The congregation enjoyed its greatest period of expansion during the first half of the 20th century as the Sisters reached out across the US.

Then came the 1960s, a period of reassessment ushered in by Vatican II. The challenge to all religious congregations was to return to their original spiritual heritage and to an intense living of the Gospel in the contemporary world.

As the needs of the late 20th century changed, so did the ministries of the Sisters of St. Joseph. In the first decade of the 21st century, the Sisters are drawn to missions of mercy, social justice and human rights, working for change in the world wherever cries for love, help and mercy may beckon.
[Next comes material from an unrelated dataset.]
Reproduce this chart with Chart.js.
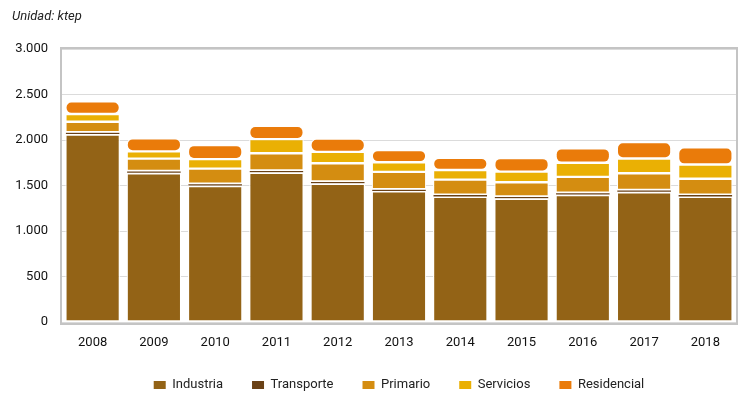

Today Sisters serve missions in more than 20 cities and towns in Kansas, plus others in Arizona, California, Colorado, Georgia, Illinois, Minnesota, Missouri, Nebraska, New Mexico and Texas. The sisters of St. Joseph have also supported a mission in Brazil for more than 40 years.

These truly must be amazing women. Kind of inspiring, isn't it?
There are tours offered Monday through Friday 2-4 pm, and Mass is said at 11am every day except Tuesday. Naturally, we didn't have time for the tour, but I imagine it would be great.

As you can see, there are other sites of interest in Concordia. If you're on a road trip, it just might be worth the detour.
Thanks for stopping by. Coffee this week will be served in the lobby of the Crowne Plaza hotel in Oklahoma City, OK. Which reminds me, I'd better get to work!